Here's what nobody's talking about: Outside of healthcare, retirement services, and government, the U.S. economy has actually lost nearly 100,000 jobs year-over-year.
Let me break down the numbers, because this is the kind of analysis Wall Street doesn't want you to see.
Year-over-year job gains were heavily concentrated in just five categories:
• Individual and family services (basically retirement home employees): +250,000 • Home health services: +100,000 • Offices of physicians: +50,000 • Offices of other health practitioners: +40,000 • Local government: +70,000
That's 510,000 jobs right there. The problem? Total job growth was only around 400,000. Which means everything else - manufacturing, construction, goods-producing sectors, private sector services - was basically flat to negative.
This isn't some fringe interpretation. The data is right there in Table B-1 of the BLS report. Healthcare and government are masking serious weakness everywhere else.

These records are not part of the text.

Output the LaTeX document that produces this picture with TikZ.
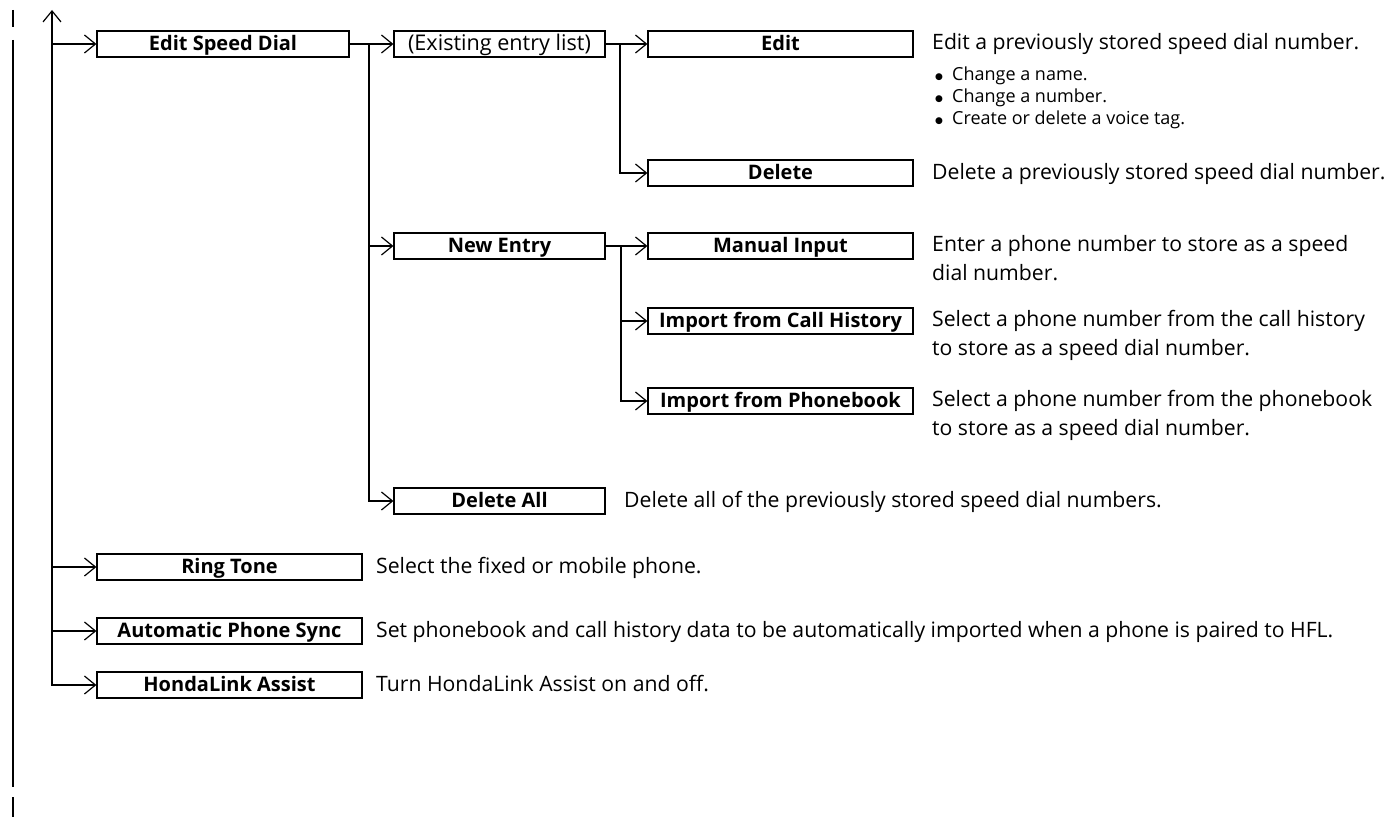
\documentclass[tikz,border=0pt]{standalone}
\usepackage{fontspec}
\setmainfont{Open Sans}
\newfontfamily\djv{DejaVu Sans}
\usetikzlibrary{arrows.meta}
\tikzset{
  box/.style={draw, line width=1.2bp, minimum height=26bp, inner sep=0pt, text height=14.5bp, text depth=1bp, font=\fontsize{20bp}{24bp}\selectfont\bfseries},
  bxwide/.style={box, minimum width=265bp},
  bxesd/.style={box, minimum width=252bp},
  bxmid/.style={box, minimum width=211bp},
  conn/.style={line width=2.2bp},
  arr/.style={conn, -{Straight Barb[length=11bp,width=18bp,line width=1.2bp]}},
  desc/.style={anchor=north west, inner sep=0pt, align=left, font=\fontsize{21.2bp}{29bp}\selectfont},
  bul/.style={anchor=north west, inner sep=0pt, align=left, font=\fontsize{18bp}{22bp}\selectfont},
  rail/.style={line width=2.5bp},
}
\newcommand{\bl}{\makebox[17bp][l]{\raisebox{1.2bp}{\djv\fontsize{9bp}{9bp}\selectfont ●}}}
\begin{document}
\begin{tikzpicture}[x=1bp,y=-1bp]
\useasboundingbox (0,0) rectangle (1387,817);
% left margin rail
\draw[rail] (13,10) -- (13,27);
\draw[rail] (13,40) -- (13,787);
\draw[rail] (13,797) -- (13,817);

% boxes
\node[bxesd] (esd) at (223,44) {Edit Speed Dial};
\node[bxmid, font=\fontsize{21.6bp}{24bp}\selectfont] (eel) at (499.5,44) {(Existing entry list)};
\node[bxwide] (edit) at (780.5,44) {Edit};
\node[bxwide] (del) at (780.5,173) {Delete};
\node[bxmid] (new) at (499.5,246) {New Entry};
\node[bxwide] (man) at (780.5,246) {Manual Input};
\node[bxwide] (ich) at (780.5,321) {Import from Call History};
\node[bxwide] (ipb) at (780.5,401) {Import from Phonebook};
\node[bxmid] (dall) at (499.5,501) {Delete All};
\node[bxwide] (ring) at (229.5,567) {Ring Tone};
\node[bxwide] (aps) at (229.5,631) {Automatic Phone Sync};
\node[bxwide] (hla) at (229.5,685) {HondaLink Assist};

% junctions
\coordinate (top) at (52,10);
\coordinate (j1) at (369,44);
\coordinate (j2) at (620,44);
\coordinate (j3) at (621,246);

% trunk
\draw[conn, {Straight Barb[length=11bp,width=18bp,line width=1.2bp]}-{Straight Barb[length=11bp,width=18bp,line width=1.2bp]}] (top) |- (hla.west);
\draw[arr] (top |- esd) -- (esd.west);
\draw[arr] (top |- ring) -- (ring.west);
\draw[arr] (top |- aps) -- (aps.west);

% level 2
\draw[arr] (esd.east) -- (eel.west);
\draw[arr] (j1) |- (dall.west);
\draw[arr] (j1 |- new) -- (new.west);

% level 3
\draw[arr] (eel.east) -- (edit.west);
\draw[arr] (j2) |- (del.west);
\draw[arr] (new.east) -- (man.west);
\draw[arr] (j3) |- (ipb.west);
\draw[arr] (j3 |- ich) -- (ich.west);

% descriptions
\node[desc] (dedit) at (932,29.3) {\strut Edit a previously stored speed dial number.};
\node[bul] (dbul) at (935,64.6) {\strut\bl Change a name.\\\strut\bl Change a number.\\\strut\bl Create or delete a voice tag.};
\node[desc] (ddel) at (932,159.3) {\strut Delete a previously stored speed dial number.};
\node[desc] (dman) at (932,231.3) {\strut Enter a phone number to store as a speed\\\strut dial number.};
\node[desc] (dich) at (932,306.3) {\strut Select a phone number from the call history\\\strut to store as a speed dial number.};
\node[desc] (dipb) at (932,386.3) {\strut Select a phone number from the phonebook\\\strut to store as a speed dial number.};
\node[desc] (ddall) at (624,487.3) {\strut Delete all of the previously stored speed dial numbers.};
\node[desc] (dring) at (376,553.3) {\strut Select the fixed or mobile phone.};
\node[desc] (daps) at (376,617.3) {\strut Set phonebook and call history data to be automatically imported when a phone is paired to HFL.};
\node[desc] (dhla) at (376,671.3) {\strut Turn HondaLink Assist on and off.};
\end{tikzpicture}
\end{document}
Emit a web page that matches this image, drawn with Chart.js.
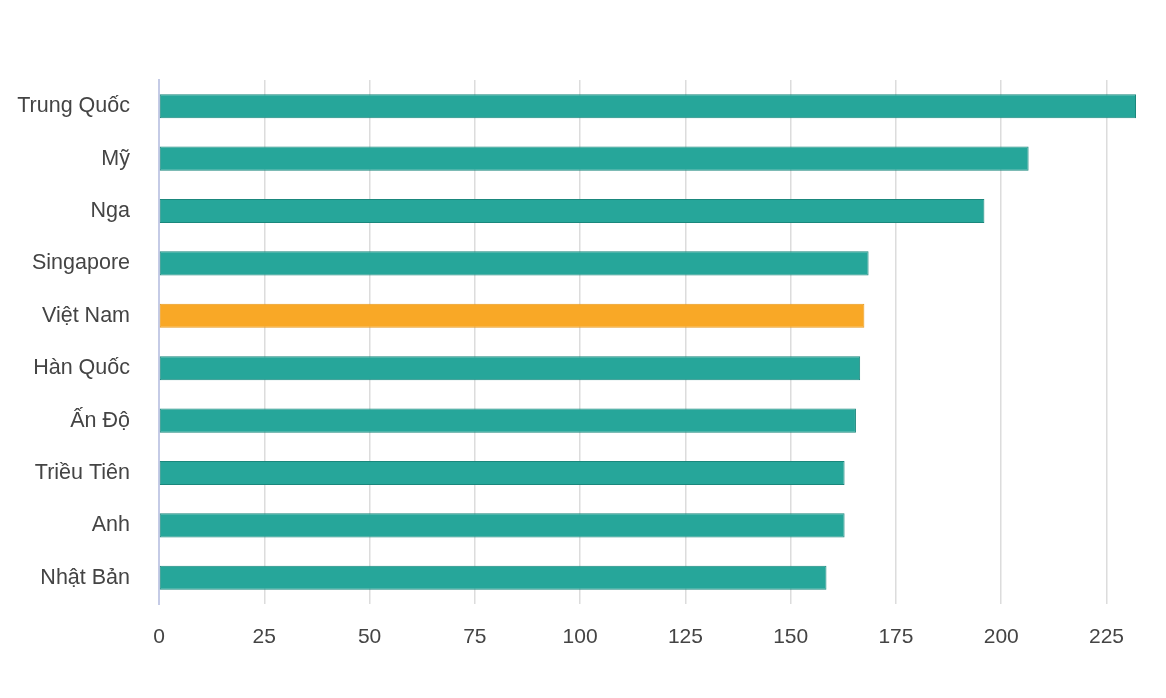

Now, some of this makes sense. America is aging. Boomers need healthcare and retirement services. That's structural, not cyclical. But here's what should concern you: goods-producing jobs are declining. Those are the jobs that typically signal economic strength or weakness ahead of service sector employment.
When construction and manufacturing jobs start disappearing, consumer spending usually follows about 6-12 months later. And consumer spending is 70% of GDP.
So why isn't the market panicking?
Two reasons. First, Wall Street sees weak employment data as good news for rate cuts. Slower job growth means less wage pressure means lower inflation means the Fed can cut rates sooner. That's the trade right now.